§ WHAT IS ASKED: Go through the listing and set it down exactly, leaving out its pictures.

§ DATASET CONTENT:
- - -
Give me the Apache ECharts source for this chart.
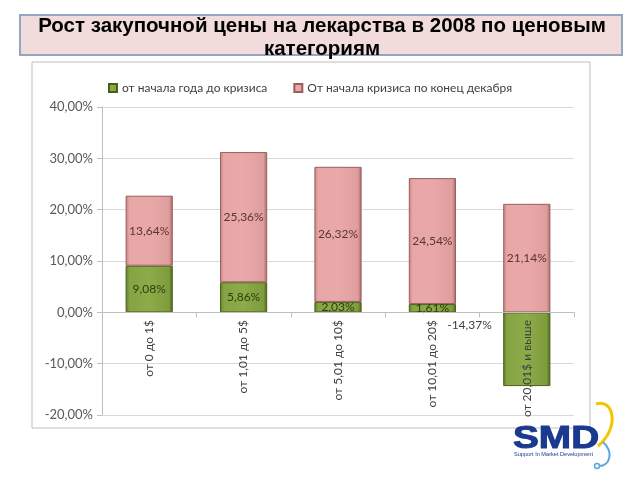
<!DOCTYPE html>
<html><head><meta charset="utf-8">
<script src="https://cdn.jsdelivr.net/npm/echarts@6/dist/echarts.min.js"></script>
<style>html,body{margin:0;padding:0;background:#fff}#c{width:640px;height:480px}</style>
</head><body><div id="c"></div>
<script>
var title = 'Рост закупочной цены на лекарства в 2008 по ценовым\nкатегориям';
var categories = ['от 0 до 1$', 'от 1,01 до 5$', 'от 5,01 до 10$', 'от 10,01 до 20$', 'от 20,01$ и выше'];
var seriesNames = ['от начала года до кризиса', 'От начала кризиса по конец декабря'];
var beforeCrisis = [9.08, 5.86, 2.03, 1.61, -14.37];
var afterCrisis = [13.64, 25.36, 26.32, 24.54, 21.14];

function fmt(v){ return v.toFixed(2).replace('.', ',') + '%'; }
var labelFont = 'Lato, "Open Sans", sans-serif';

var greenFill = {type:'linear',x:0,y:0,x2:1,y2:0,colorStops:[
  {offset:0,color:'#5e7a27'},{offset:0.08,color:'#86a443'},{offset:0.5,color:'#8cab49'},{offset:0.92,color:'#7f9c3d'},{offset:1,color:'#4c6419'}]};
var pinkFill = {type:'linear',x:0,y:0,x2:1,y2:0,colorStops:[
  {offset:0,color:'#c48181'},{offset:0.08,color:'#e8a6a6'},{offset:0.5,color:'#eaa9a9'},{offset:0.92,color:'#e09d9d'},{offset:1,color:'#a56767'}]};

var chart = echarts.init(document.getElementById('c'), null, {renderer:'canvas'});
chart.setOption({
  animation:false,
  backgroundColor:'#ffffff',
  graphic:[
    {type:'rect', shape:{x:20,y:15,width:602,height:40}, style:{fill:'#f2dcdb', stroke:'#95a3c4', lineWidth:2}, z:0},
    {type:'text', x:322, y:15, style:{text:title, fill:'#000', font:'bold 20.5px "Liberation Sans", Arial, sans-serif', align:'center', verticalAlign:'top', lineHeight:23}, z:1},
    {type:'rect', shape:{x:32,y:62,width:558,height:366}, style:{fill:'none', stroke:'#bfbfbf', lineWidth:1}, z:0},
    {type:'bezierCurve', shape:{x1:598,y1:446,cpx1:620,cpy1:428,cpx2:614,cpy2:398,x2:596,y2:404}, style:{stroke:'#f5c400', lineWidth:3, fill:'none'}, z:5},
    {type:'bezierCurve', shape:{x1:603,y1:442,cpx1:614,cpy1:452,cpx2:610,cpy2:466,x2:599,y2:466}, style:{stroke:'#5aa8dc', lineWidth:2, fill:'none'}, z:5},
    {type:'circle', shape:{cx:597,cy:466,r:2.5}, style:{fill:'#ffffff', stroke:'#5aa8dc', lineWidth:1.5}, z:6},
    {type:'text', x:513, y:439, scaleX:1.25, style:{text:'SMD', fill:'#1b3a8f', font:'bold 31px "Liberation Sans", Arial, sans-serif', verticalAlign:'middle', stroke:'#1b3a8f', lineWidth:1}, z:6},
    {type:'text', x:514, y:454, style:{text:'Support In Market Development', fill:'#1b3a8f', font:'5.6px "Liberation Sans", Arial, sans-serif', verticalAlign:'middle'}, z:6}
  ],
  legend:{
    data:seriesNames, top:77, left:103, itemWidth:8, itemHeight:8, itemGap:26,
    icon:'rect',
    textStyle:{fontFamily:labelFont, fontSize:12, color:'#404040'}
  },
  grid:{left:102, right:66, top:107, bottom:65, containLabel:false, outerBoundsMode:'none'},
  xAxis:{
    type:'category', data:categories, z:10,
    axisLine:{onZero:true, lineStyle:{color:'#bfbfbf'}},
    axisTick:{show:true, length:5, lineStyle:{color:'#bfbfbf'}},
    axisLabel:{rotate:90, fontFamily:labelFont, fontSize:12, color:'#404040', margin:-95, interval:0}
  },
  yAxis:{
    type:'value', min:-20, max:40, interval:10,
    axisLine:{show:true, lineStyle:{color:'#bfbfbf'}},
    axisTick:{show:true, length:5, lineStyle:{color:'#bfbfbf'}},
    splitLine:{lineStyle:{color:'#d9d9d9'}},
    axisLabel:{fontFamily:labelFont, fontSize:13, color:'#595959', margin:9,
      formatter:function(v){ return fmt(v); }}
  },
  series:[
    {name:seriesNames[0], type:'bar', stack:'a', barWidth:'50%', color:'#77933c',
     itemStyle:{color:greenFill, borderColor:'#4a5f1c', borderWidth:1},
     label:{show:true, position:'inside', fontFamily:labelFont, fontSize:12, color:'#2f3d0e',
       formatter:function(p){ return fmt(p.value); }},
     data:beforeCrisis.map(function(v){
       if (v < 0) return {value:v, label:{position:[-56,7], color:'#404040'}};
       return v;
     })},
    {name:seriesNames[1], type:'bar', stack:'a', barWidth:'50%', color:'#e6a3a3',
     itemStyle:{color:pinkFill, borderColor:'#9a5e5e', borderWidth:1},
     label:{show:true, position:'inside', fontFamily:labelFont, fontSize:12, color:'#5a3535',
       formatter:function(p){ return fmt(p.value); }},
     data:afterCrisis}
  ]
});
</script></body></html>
- - -
§ THE REPLY:
Give me the Apache ECharts source for this chart.
<!DOCTYPE html>
<html><head><meta charset="utf-8">
<script src="https://cdn.jsdelivr.net/npm/echarts@6/dist/echarts.min.js"></script>
<style>html,body{margin:0;padding:0;background:#fff}#c{width:640px;height:480px}</style>
</head><body><div id="c"></div>
<script>
var title = 'Рост закупочной цены на лекарства в 2008 по ценовым\nкатегориям';
var categories = ['от 0 до 1$', 'от 1,01 до 5$', 'от 5,01 до 10$', 'от 10,01 до 20$', 'от 20,01$ и выше'];
var seriesNames = ['от начала года до кризиса', 'От начала кризиса по конец декабря'];
var beforeCrisis = [9.08, 5.86, 2.03, 1.61, -14.37];
var afterCrisis = [13.64, 25.36, 26.32, 24.54, 21.14];

function fmt(v){ return v.toFixed(2).replace('.', ',') + '%'; }
var labelFont = 'Lato, "Open Sans", sans-serif';

var greenFill = {type:'linear',x:0,y:0,x2:1,y2:0,colorStops:[
  {offset:0,color:'#5e7a27'},{offset:0.08,color:'#86a443'},{offset:0.5,color:'#8cab49'},{offset:0.92,color:'#7f9c3d'},{offset:1,color:'#4c6419'}]};
var pinkFill = {type:'linear',x:0,y:0,x2:1,y2:0,colorStops:[
  {offset:0,color:'#c48181'},{offset:0.08,color:'#e8a6a6'},{offset:0.5,color:'#eaa9a9'},{offset:0.92,color:'#e09d9d'},{offset:1,color:'#a56767'}]};

var chart = echarts.init(document.getElementById('c'), null, {renderer:'canvas'});
chart.setOption({
  animation:false,
  backgroundColor:'#ffffff',
  graphic:[
    {type:'rect', shape:{x:20,y:15,width:602,height:40}, style:{fill:'#f2dcdb', stroke:'#95a3c4', lineWidth:2}, z:0},
    {type:'text', x:322, y:15, style:{text:title, fill:'#000', font:'bold 20.5px "Liberation Sans", Arial, sans-serif', align:'center', verticalAlign:'top', lineHeight:23}, z:1},
    {type:'rect', shape:{x:32,y:62,width:558,height:366}, style:{fill:'none', stroke:'#bfbfbf', lineWidth:1}, z:0},
    {type:'bezierCurve', shape:{x1:598,y1:446,cpx1:620,cpy1:428,cpx2:614,cpy2:398,x2:596,y2:404}, style:{stroke:'#f5c400', lineWidth:3, fill:'none'}, z:5},
    {type:'bezierCurve', shape:{x1:603,y1:442,cpx1:614,cpy1:452,cpx2:610,cpy2:466,x2:599,y2:466}, style:{stroke:'#5aa8dc', lineWidth:2, fill:'none'}, z:5},
    {type:'circle', shape:{cx:597,cy:466,r:2.5}, style:{fill:'#ffffff', stroke:'#5aa8dc', lineWidth:1.5}, z:6},
    {type:'text', x:513, y:439, scaleX:1.25, style:{text:'SMD', fill:'#1b3a8f', font:'bold 31px "Liberation Sans", Arial, sans-serif', verticalAlign:'middle', stroke:'#1b3a8f', lineWidth:1}, z:6},
    {type:'text', x:514, y:454, style:{text:'Support In Market Development', fill:'#1b3a8f', font:'5.6px "Liberation Sans", Arial, sans-serif', verticalAlign:'middle'}, z:6}
  ],
  legend:{
    data:seriesNames, top:77, left:103, itemWidth:8, itemHeight:8, itemGap:26,
    icon:'rect',
    textStyle:{fontFamily:labelFont, fontSize:12, color:'#404040'}
  },
  grid:{left:102, right:66, top:107, bottom:65, containLabel:false, outerBoundsMode:'none'},
  xAxis:{
    type:'category', data:categories, z:10,
    axisLine:{onZero:true, lineStyle:{color:'#bfbfbf'}},
    axisTick:{show:true, length:5, lineStyle:{color:'#bfbfbf'}},
    axisLabel:{rotate:90, fontFamily:labelFont, fontSize:12, color:'#404040', margin:-95, interval:0}
  },
  yAxis:{
    type:'value', min:-20, max:40, interval:10,
    axisLine:{show:true, lineStyle:{color:'#bfbfbf'}},
    axisTick:{show:true, length:5, lineStyle:{color:'#bfbfbf'}},
    splitLine:{lineStyle:{color:'#d9d9d9'}},
    axisLabel:{fontFamily:labelFont, fontSize:13, color:'#595959', margin:9,
      formatter:function(v){ return fmt(v); }}
  },
  series:[
    {name:seriesNames[0], type:'bar', stack:'a', barWidth:'50%', color:'#77933c',
     itemStyle:{color:greenFill, borderColor:'#4a5f1c', borderWidth:1},
     label:{show:true, position:'inside', fontFamily:labelFont, fontSize:12, color:'#2f3d0e',
       formatter:function(p){ return fmt(p.value); }},
     data:beforeCrisis.map(function(v){
       if (v < 0) return {value:v, label:{position:[-56,7], color:'#404040'}};
       return v;
     })},
    {name:seriesNames[1], type:'bar', stack:'a', barWidth:'50%', color:'#e6a3a3',
     itemStyle:{color:pinkFill, borderColor:'#9a5e5e', borderWidth:1},
     label:{show:true, position:'inside', fontFamily:labelFont, fontSize:12, color:'#5a3535',
       formatter:function(p){ return fmt(p.value); }},
     data:afterCrisis}
  ]
});
</script></body></html>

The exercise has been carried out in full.